I would love it if anyone could shed some light on my new baby; quite worried about any underlying problems that I'm unaware about.


----------



## bjknight93 (Nov 13, 2011)

I can't tell anything from the eyes, but the beak is a deformity. You should see a vet and have the bird's beak trimmed and shaped. Beak deformities like this is usually caused by incorrect handfeeding techniques. Hopefully if you get him into a vet soon enough they can correct the problem before it is too late.


----------



## roxy culver (May 27, 2010)

The eyes look normal to me...and there really is no way to tell his gender til he's older unless you DNA test him. The beak is an issue, which as bjknight said can be corrected if seen by a vet.


----------



## MeanneyFids (Aug 24, 2010)

the one eye does look smaller than the other eye, but its hard to tell.

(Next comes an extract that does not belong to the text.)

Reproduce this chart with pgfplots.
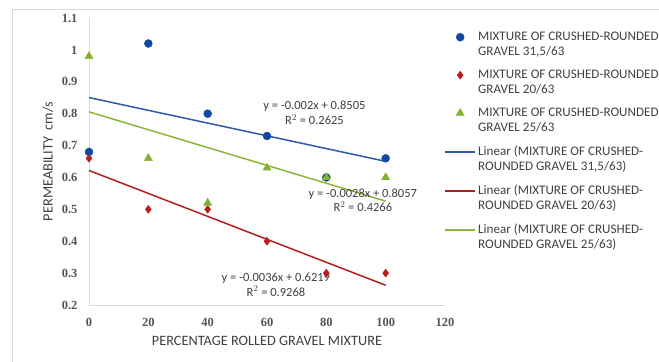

the beak is definitely deformed though, which i would definitely see a vet about the beak, as he will need to be handfed carefully and see if the vet can fix the beak (he is young, they should be able to fix it)


----------



## ollieandme (Mar 25, 2013)

the eye is smaller. hopefully it's nothing serious. when you take him to the vet for his beak, you could ask about his eyes too.


----------



## tielfan (Aug 31, 2008)

I think the beak condition is called prognathism. It's easier to treat in young birds than it is in older birds, so it's best to get to the vet ASAP.


----------